After harvesting, a “forwarder” machine picks up the logs before they are loaded ready for transporting. Rail is used because it is “45% cheaper and more eco-friendly”. The material is split into several areas – newsprint, paper for magazines and pulp. Worldwide demand for newsprint is reducing rapidly “so we are switching from producing normal newsprint to paper used for glossy magazines, especially IT ones”, says Edström.

 

SCA harvests up to 5m cubic metres of wood every year and buys 3m cubic metres from other forest owners. A tree takes 100 years to grow enough to be felled “and that’s why we have to forecast well in advance”, says Edström. It is an intriguing situation, with current employees growing trees that will be harvested well after their lifetimes. To ensure there’s enough for generations beyond this one, the seedlings have to be nurtured – 100m of them every year. In the grounds of SCA’s NorrPlant nursery, Edström shows me a luscious pine tree, which he says grew from a branch.
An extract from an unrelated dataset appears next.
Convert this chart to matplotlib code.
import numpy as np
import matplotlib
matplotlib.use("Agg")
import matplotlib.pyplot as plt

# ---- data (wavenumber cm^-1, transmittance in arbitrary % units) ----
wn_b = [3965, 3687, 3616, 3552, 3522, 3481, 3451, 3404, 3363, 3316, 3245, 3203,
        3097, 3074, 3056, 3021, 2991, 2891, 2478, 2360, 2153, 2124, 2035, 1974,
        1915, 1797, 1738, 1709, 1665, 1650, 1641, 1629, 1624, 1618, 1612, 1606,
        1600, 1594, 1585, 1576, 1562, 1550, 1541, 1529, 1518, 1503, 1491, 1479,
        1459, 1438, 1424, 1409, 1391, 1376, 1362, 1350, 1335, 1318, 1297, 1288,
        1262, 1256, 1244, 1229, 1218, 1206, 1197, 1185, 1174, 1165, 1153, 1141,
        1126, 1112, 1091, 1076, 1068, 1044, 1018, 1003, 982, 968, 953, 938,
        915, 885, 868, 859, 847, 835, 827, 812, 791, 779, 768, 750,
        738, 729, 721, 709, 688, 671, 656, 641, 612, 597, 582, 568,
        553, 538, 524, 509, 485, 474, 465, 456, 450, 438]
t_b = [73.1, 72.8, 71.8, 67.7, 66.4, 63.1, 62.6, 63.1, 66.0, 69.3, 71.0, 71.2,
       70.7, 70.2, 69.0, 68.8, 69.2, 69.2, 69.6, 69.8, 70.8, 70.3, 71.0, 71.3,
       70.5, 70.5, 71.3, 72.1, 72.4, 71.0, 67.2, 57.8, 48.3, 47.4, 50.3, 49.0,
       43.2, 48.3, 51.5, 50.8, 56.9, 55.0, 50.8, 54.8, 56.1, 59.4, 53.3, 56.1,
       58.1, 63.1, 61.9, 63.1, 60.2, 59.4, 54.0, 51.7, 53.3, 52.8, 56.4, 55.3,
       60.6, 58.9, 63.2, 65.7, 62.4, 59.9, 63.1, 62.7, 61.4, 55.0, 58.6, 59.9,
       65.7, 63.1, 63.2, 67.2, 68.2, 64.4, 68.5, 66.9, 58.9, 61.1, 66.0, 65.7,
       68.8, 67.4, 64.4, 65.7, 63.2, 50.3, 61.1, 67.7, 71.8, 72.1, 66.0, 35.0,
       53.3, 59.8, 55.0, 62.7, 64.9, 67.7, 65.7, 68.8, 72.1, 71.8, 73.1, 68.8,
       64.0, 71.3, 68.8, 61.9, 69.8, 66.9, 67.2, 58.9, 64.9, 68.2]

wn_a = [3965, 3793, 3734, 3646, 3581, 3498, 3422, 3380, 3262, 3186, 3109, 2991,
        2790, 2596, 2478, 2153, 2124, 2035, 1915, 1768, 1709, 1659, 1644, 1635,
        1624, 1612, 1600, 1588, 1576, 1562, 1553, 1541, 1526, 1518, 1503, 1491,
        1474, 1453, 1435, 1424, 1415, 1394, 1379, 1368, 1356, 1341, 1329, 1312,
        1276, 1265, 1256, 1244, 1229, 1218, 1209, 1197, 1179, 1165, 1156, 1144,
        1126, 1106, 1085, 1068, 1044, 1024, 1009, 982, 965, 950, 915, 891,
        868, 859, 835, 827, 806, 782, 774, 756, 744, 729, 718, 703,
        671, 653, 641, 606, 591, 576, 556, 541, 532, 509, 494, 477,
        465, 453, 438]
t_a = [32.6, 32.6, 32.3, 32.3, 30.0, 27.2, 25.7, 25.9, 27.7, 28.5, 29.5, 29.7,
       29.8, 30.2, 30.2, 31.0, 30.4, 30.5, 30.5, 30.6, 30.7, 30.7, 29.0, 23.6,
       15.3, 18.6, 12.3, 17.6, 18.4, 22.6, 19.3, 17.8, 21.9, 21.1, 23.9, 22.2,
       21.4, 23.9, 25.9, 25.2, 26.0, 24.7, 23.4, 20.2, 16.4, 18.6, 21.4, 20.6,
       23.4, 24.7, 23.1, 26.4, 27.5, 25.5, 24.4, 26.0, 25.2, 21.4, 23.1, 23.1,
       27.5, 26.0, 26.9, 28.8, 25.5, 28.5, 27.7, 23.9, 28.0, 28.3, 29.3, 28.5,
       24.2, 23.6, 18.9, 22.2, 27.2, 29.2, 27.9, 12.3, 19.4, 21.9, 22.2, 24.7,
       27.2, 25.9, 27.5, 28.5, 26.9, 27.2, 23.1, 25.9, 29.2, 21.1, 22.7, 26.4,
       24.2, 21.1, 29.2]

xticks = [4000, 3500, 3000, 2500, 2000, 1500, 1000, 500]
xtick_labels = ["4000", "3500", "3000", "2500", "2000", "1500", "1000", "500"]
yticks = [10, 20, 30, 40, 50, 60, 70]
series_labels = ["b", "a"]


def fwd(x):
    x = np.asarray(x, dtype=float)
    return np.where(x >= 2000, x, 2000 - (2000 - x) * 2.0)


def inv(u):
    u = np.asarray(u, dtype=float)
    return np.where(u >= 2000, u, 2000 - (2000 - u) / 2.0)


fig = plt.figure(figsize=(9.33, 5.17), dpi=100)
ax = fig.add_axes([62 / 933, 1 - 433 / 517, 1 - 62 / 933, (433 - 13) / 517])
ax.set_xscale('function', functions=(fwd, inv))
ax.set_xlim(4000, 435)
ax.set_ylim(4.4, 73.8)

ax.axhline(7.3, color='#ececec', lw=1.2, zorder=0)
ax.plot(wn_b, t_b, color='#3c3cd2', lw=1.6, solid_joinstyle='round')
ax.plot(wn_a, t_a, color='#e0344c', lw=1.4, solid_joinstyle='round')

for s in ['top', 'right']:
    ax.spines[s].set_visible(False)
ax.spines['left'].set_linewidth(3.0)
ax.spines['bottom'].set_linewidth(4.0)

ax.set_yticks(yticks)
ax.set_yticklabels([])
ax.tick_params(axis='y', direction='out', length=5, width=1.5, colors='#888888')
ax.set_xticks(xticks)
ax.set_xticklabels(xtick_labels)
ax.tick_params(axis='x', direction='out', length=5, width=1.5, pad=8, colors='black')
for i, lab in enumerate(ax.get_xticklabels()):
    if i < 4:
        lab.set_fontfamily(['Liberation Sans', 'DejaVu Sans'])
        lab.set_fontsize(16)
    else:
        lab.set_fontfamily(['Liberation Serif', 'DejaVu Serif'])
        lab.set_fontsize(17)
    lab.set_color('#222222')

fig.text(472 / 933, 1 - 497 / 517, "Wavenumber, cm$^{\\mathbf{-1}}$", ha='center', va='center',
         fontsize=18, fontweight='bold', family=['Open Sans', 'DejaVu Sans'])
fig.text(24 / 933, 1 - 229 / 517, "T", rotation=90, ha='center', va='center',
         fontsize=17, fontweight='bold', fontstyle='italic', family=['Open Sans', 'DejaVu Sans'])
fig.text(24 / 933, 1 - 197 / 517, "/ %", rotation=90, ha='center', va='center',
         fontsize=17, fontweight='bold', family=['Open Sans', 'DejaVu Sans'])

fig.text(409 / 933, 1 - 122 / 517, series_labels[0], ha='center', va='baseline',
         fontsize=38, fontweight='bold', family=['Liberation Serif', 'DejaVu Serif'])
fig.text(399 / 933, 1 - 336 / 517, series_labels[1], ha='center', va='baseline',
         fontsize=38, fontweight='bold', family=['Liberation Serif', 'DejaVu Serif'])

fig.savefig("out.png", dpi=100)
Pine and spruce are the most common species, though SCA grows birch as well. There are 18 greenhouses which are filled four times in the season. Sowing starts in March. Snow, apparently, is good for the seedlings – so much so that SCA can produce it artificially if need be.

 

Snow also doesn’t halt the harvesting process or the truckloads of pine, spruce, aspen and birch that arrive at the mill. Each part of every tree is used. Some is even used to power the mill: 1,600m kronor has been invested in a new recovery boiler and turbine, which have cut carbon emissions by 80% in the last 12 months and increased pulp production by 10,000 tonnes a year. The system also heats nearby houses known as the “timber community”.

 

And finally to the warehouse, where giant reels of paper are stored. There are 13 product lines – four consumer products and nine “away from home” (foodservice) tissue products. But then I find this isn’t where the journey ends. For the foodservice sector, SCA produces a range of Tork tissue products, and the company’s dispensers are designed to control usage and to minimise time. For example, with the Tork N4 Interfold Napkin system, consumers can only pick one napkin at a time, thus cutting down on napkin consumption by a minimum of 25%. But it’s not like they will run out of trees.